▸ **Problem description**:
Leave out the pictures and retype only the lines from the opening line to the line that holds "yellow = ('#f3dca0', '#d9b860')", both ends included.

▸ **Data extract**:

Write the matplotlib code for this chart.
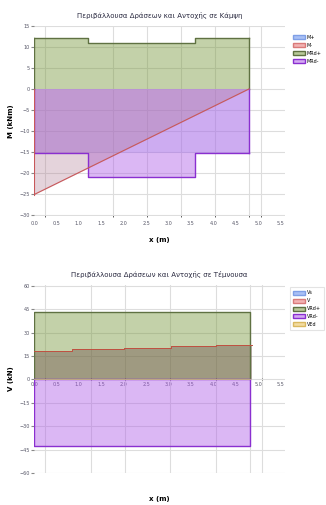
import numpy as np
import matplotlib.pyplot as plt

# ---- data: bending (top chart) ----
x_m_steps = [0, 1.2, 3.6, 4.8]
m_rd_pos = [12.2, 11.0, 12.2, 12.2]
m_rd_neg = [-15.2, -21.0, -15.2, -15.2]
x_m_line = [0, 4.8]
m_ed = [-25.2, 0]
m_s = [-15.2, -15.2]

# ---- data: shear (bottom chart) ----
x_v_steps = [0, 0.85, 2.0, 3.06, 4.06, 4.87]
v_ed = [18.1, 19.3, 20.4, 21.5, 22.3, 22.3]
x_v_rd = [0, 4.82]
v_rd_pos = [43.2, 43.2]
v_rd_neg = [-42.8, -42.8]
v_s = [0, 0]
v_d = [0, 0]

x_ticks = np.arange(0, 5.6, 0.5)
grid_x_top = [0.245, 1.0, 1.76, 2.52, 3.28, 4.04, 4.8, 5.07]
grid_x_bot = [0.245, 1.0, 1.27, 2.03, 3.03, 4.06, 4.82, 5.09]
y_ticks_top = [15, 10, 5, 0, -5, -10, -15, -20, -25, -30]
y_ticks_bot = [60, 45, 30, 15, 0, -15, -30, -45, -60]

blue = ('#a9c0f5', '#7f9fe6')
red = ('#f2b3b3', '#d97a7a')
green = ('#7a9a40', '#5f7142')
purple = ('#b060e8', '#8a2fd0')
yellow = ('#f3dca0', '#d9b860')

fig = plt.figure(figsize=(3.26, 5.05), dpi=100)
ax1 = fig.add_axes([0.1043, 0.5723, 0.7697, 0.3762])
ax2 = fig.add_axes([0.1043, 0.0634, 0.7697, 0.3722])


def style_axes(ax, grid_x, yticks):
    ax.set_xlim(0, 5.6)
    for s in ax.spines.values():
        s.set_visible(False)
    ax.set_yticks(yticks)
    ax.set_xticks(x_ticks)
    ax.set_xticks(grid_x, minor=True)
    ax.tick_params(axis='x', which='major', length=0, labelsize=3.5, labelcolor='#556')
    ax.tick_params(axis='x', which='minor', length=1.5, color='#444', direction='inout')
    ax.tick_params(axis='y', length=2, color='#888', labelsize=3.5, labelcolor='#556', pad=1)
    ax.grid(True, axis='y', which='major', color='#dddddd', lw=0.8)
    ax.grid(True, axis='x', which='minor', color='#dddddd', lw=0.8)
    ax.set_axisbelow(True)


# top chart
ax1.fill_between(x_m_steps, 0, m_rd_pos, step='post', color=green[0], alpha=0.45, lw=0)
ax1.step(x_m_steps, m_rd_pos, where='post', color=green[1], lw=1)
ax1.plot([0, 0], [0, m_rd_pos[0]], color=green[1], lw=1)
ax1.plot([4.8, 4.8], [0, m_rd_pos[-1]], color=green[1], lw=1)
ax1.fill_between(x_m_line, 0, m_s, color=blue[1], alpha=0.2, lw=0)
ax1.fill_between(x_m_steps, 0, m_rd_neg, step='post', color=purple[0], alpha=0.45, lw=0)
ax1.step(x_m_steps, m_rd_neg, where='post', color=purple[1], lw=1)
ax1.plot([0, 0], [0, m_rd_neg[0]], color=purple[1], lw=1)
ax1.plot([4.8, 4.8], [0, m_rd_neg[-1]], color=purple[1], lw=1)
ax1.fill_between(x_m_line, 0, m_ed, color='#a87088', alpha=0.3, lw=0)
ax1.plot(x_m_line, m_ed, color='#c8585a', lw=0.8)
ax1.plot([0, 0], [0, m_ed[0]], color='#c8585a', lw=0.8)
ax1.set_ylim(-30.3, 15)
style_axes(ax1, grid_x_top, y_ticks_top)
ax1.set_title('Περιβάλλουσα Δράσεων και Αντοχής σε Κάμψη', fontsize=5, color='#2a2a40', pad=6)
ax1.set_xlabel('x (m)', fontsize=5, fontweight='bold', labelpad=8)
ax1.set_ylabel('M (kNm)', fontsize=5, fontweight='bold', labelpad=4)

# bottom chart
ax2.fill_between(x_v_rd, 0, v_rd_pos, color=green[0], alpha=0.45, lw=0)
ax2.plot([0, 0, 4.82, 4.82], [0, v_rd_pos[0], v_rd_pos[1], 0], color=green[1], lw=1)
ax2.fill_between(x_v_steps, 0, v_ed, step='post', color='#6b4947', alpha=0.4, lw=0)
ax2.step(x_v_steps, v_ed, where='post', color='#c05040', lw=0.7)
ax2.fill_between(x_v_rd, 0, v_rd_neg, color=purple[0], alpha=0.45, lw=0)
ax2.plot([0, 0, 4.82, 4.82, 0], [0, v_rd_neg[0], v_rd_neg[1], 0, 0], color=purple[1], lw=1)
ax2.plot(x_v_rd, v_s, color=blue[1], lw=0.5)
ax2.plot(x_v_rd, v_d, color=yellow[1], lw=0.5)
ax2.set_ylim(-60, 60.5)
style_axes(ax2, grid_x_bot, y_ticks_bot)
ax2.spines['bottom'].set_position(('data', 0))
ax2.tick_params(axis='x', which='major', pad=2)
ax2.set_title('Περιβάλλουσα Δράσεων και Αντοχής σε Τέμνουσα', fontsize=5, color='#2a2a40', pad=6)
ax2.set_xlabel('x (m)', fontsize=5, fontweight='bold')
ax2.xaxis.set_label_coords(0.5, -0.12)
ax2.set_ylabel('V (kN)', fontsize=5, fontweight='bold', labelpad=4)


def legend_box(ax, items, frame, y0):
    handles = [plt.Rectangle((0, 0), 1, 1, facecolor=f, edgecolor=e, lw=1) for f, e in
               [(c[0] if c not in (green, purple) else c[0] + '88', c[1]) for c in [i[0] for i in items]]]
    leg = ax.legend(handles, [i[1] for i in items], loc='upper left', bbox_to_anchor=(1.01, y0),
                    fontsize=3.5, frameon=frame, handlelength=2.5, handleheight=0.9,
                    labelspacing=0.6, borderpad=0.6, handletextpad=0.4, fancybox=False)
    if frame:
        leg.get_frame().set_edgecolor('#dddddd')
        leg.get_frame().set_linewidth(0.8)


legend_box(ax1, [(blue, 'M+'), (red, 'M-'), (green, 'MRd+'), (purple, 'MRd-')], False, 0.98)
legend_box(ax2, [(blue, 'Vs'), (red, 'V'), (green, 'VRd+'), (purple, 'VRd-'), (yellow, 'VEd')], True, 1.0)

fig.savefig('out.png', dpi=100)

▸ **Result of this exercise**:
Write the matplotlib code for this chart.
import numpy as np
import matplotlib.pyplot as plt

# ---- data: bending (top chart) ----
x_m_steps = [0, 1.2, 3.6, 4.8]
m_rd_pos = [12.2, 11.0, 12.2, 12.2]
m_rd_neg = [-15.2, -21.0, -15.2, -15.2]
x_m_line = [0, 4.8]
m_ed = [-25.2, 0]
m_s = [-15.2, -15.2]

# ---- data: shear (bottom chart) ----
x_v_steps = [0, 0.85, 2.0, 3.06, 4.06, 4.87]
v_ed = [18.1, 19.3, 20.4, 21.5, 22.3, 22.3]
x_v_rd = [0, 4.82]
v_rd_pos = [43.2, 43.2]
v_rd_neg = [-42.8, -42.8]
v_s = [0, 0]
v_d = [0, 0]

x_ticks = np.arange(0, 5.6, 0.5)
grid_x_top = [0.245, 1.0, 1.76, 2.52, 3.28, 4.04, 4.8, 5.07]
grid_x_bot = [0.245, 1.0, 1.27, 2.03, 3.03, 4.06, 4.82, 5.09]
y_ticks_top = [15, 10, 5, 0, -5, -10, -15, -20, -25, -30]
y_ticks_bot = [60, 45, 30, 15, 0, -15, -30, -45, -60]

blue = ('#a9c0f5', '#7f9fe6')
red = ('#f2b3b3', '#d97a7a')
green = ('#7a9a40', '#5f7142')
purple = ('#b060e8', '#8a2fd0')
yellow = ('#f3dca0', '#d9b860')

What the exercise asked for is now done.